Sen makes sense
SHE PLAYS the protagonist in Madhur Bhandarkar's latest flick, Page 3. The role is of a page 3 journalist who covers party events for a newspaper. She gets trapped in unfortunate circumstances but fights back. She is Konkona Sen.
This talented daughter of Aparna Sen has made waves not only for winning the National Award for Best Actress for her role in Mr. And Mrs. Iyer but also for being a little different, like her mother, as the sensitive audiences might put it.
For being the type who would not accept films in which the only event is that "a fair, good-looking girl meets a boy against the picturesque backdrop of Kashmir and falls in love".
A woman of substance might not identify with her present role either. "It is not necessary that you bear a sharp resemblance to the life of a character in the film if you want to appreciate it. I am not a page three journalist, but I believe that they exist and trust my director for the role that he thinks I can portray best," says Sen.
Tell her that regional Bengali films are better than mainstream ones and she is quick to refute the idea.

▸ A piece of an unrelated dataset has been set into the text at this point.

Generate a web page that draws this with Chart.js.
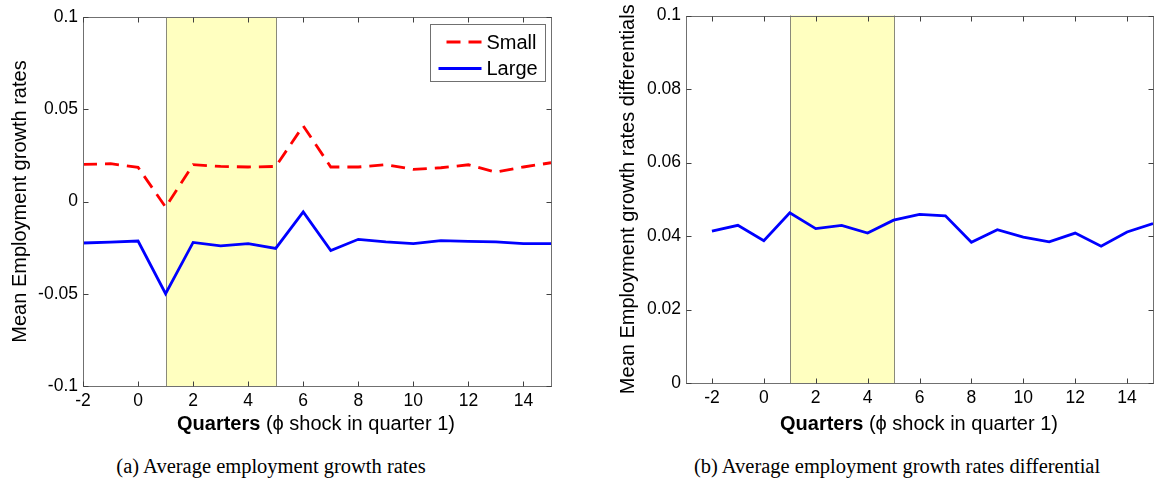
<!DOCTYPE html>
<html>
<head>
<meta charset="utf-8">
<script src="https://cdn.jsdelivr.net/npm/chart.js@4.4.1/dist/chart.umd.min.js"></script>
<style>
  body { margin: 0; background: #fff; width: 1158px; height: 484px; position: relative; overflow: hidden;
         font-family: "Liberation Sans", Arial, sans-serif; }
  .panel { position: absolute; top: 0; }
  #panel-a { left: 0; width: 575px; height: 420px; }
  #panel-b { left: 590px; width: 568px; height: 417px; }
  .xtitle { position: absolute; top: 411px; font-size: 20px; line-height: 24px; color: #000; white-space: nowrap; transform: translateX(-50%); }
  .xtitle b { font-weight: bold; }
  .caption { position: absolute; top: 454px; font-family: "Liberation Serif", "DejaVu Serif", serif; font-size: 20.5px;
             line-height: 24px; color: #000; white-space: nowrap; transform: translateX(-50%); }
</style>
</head>
<body>
<div class="panel" id="panel-a"><canvas id="chart-a"></canvas></div>
<div class="panel" id="panel-b"><canvas id="chart-b"></canvas></div>
<div class="xtitle" style="left:316px"><b>Quarters</b> (ϕ shock in quarter 1)</div>
<div class="xtitle" style="left:919px"><b>Quarters</b> (ϕ shock in quarter 1)</div>
<div class="caption" style="left:271px">(a) Average employment growth rates</div>
<div class="caption" style="left:897px">(b) Average employment growth rates differential</div>
<script>
const quarters = [-2, -1, 0, 1, 2, 3, 4, 5, 6, 7, 8, 9, 10, 11, 12, 13, 14, 15];
const smallGrowth = [0.0201, 0.0205, 0.0185, -0.003, 0.020, 0.019, 0.0187, 0.019, 0.041, 0.0187,
  0.0187, 0.020, 0.0174, 0.0183, 0.0199, 0.0159, 0.0187, 0.021];
const largeGrowth = [-0.0225, -0.022, -0.0214, -0.050, -0.0222, -0.0241, -0.0228, -0.0254, -0.0056, -0.0266,
  -0.0205, -0.0219, -0.0228, -0.0212, -0.0216, -0.0219, -0.0228, -0.0228];
const growthDifferential = [0.0413, 0.0429, 0.0387, 0.0463, 0.0420, 0.0429, 0.0408, 0.0443, 0.0459, 0.0455,
  0.0383, 0.0417, 0.0397, 0.0384, 0.0408, 0.0372, 0.0411, 0.0434];
const shockWindow = [1, 5];
const xTickValues = [-2, 0, 2, 4, 6, 8, 10, 12, 14];
const xTickLabels = ["-2", "0", "2", "4", "6", "8", "10", "12", "14"];
const yTickValuesA = [-0.1, -0.05, 0, 0.05, 0.1];
const yTickLabelsA = ["-0.1", "-0.05", "0", "0.05", "0.1"];
const yTickValuesB = [0, 0.02, 0.04, 0.06, 0.08, 0.1];
const yTickLabelsB = ["0", "0.02", "0.04", "0.06", "0.08", "0.1"];

const axisColor = "#707070";
const fontFamily = "'Liberation Sans', Arial, sans-serif";
const tickFont = { family: fontFamily, size: 17.5 };
const titleFont = { family: fontFamily, size: 20 };

function toPoints(values) {
  return quarters.map((q, i) => ({ x: q, y: values[i] }));
}

function setTicks(values, labels) {
  return (scale) => {
    scale.ticks = values.map((v, i) => ({ value: v, label: labels[i] }));
  };
}

// shaded shock window, box frame, inward ticks and boxed legend (MATLAB look)
const matlabAxes = {
  id: "matlabAxes",
  beforeDatasetsDraw(chart) {
    const { ctx, chartArea: a, scales: { x } } = chart;
    const x0 = Math.round(x.getPixelForValue(shockWindow[0])) + 0.5;
    const x1 = Math.round(x.getPixelForValue(shockWindow[1])) + 0.5;
    ctx.save();
    ctx.fillStyle = "#ffffc0";
    ctx.fillRect(x0, a.top, x1 - x0, a.bottom - a.top);
    ctx.strokeStyle = "#8a8a7a";
    ctx.lineWidth = 1;
    ctx.beginPath();
    ctx.moveTo(x0, a.top); ctx.lineTo(x0, a.bottom);
    ctx.moveTo(x1, a.top); ctx.lineTo(x1, a.bottom);
    ctx.stroke();
    ctx.restore();
  },
  afterDraw(chart, args, opts) {
    const { ctx, chartArea: a, scales: { x, y } } = chart;
    const L = Math.round(a.left) + 0.5, R = Math.round(a.right) + 0.5;
    const T = Math.round(a.top) + 0.5, B = Math.round(a.bottom) + 0.5;
    ctx.save();
    ctx.strokeStyle = axisColor;
    ctx.lineWidth = 1;
    ctx.strokeRect(L, T, R - L, B - T);
    ctx.strokeStyle = "#404040";
    ctx.beginPath();
    x.ticks.forEach((t) => {
      const px = Math.round(x.getPixelForValue(t.value)) + 0.5;
      ctx.moveTo(px, B); ctx.lineTo(px, B - 5);
      ctx.moveTo(px, T); ctx.lineTo(px, T + 5);
    });
    y.ticks.forEach((t) => {
      const py = Math.round(y.getPixelForValue(t.value)) + 0.5;
      ctx.moveTo(L, py); ctx.lineTo(L + 5, py);
      ctx.moveTo(R, py); ctx.lineTo(R - 5, py);
    });
    ctx.stroke();

    if (opts.legend) {
      const sets = chart.data.datasets;
      const w = 115, h = 57;
      const bx = Math.round(a.right) - 6 - w + 0.5, by = Math.round(a.top) + 7 + 0.5;
      ctx.fillStyle = "#fff";
      ctx.fillRect(bx, by, w, h);
      ctx.strokeStyle = axisColor;
      ctx.strokeRect(bx, by, w, h);
      ctx.font = "20px " + fontFamily;
      ctx.textBaseline = "middle";
      sets.forEach((ds, i) => {
        const ly = by + 17.5 + i * 26.5;
        ctx.strokeStyle = ds.borderColor;
        ctx.lineWidth = ds.borderWidth;
        ctx.setLineDash(ds.borderDash || []);
        ctx.lineDashOffset = ds.borderDash ? -8 : 0;
        ctx.beginPath();
        ctx.moveTo(bx + 8, ly); ctx.lineTo(bx + 51, ly);
        ctx.stroke();
        ctx.setLineDash([]);
        ctx.fillStyle = "#000";
        ctx.fillText(ds.label, bx + 56, ly + 1);
      });
    }
    ctx.restore();
  },
};

function makeOptions(cfg) {
  return {
    responsive: true,
    maintainAspectRatio: false,
    animation: false,
    layout: { padding: { top: cfg.padTop, right: cfg.padRight, left: 0, bottom: 0 } },
    plugins: {
      legend: { display: false },
      tooltip: { enabled: false },
      matlabAxes: { legend: cfg.legend },
    },
    scales: {
      x: {
        type: "linear",
        min: cfg.xMin,
        max: 15,
        afterBuildTicks: setTicks(xTickValues, xTickLabels),
        afterFit: (s) => { s.height = 34; },
        grid: { display: false, drawTicks: false },
        border: { display: false },
        ticks: { color: "#000", font: tickFont, padding: 5, maxRotation: 0, autoSkip: false,
                  callback: (v) => xTickLabels[xTickValues.indexOf(v)] },
      },
      y: {
        min: cfg.yMin,
        max: cfg.yMax,
        afterBuildTicks: setTicks(cfg.yValues, cfg.yLabels),
        afterFit: (s) => { s.width = cfg.yWidth; },
        grid: { display: false, drawTicks: false },
        border: { display: false },
        ticks: { color: "#000", font: tickFont, padding: 5, autoSkip: false,
                  callback: (v) => cfg.yLabels[cfg.yValues.indexOf(v)] },
        title: { display: true, text: cfg.yTitle, color: "#000", font: titleFont,
                 padding: { top: cfg.titlePad, bottom: 0 } },
      },
    },
  };
}

function renderCharts() {
  new Chart(document.getElementById("chart-a"), {
    type: "line",
    data: {
      datasets: [
        { label: "Small", data: toPoints(smallGrowth), borderColor: "#ff0000", borderWidth: 2.8,
          borderDash: [14, 8], pointRadius: 0, tension: 0, fill: false },
        { label: "Large", data: toPoints(largeGrowth), borderColor: "#0000ff", borderWidth: 2.8,
          pointRadius: 0, tension: 0, fill: false },
      ],
    },
    options: makeOptions({
      xMin: -2, yMin: -0.1, yMax: 0.1, yValues: yTickValuesA, yLabels: yTickLabelsA,
      yTitle: "Mean Employment growth rates", yWidth: 83, titlePad: 8, padTop: 17, padRight: 24, legend: true,
    }),
    plugins: [matlabAxes],
  });

  new Chart(document.getElementById("chart-b"), {
    type: "line",
    data: {
      datasets: [
        { label: "Differential", data: toPoints(growthDifferential), borderColor: "#0000ff", borderWidth: 2.8,
          pointRadius: 0, tension: 0, fill: false },
      ],
    },
    options: makeOptions({
      xMin: -3, yMin: 0, yMax: 0.1, yValues: yTickValuesB, yLabels: yTickLabelsB,
      yTitle: "Mean Employment growth rates differentials", yWidth: 96, titlePad: 26, padTop: 15, padRight: 5, legend: false,
    }),
    plugins: [matlabAxes],
  });
}

document.addEventListener("DOMContentLoaded", renderCharts);
</script>
</body>
</html>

"Even Bengali films are coming out with lot of trash like Soshur Badi Jindabad. It is just that they do not get much exposure. They are born and buried in ghettoes, and films like Chokher Bali that get exposure also get known to the masses." To see how much Chokher Bali is true to Tagore's eponymous novel, Sen is going through it. "I am halfway through it," she says.
And she is also halfway through her new English film Amu and Imaandaar.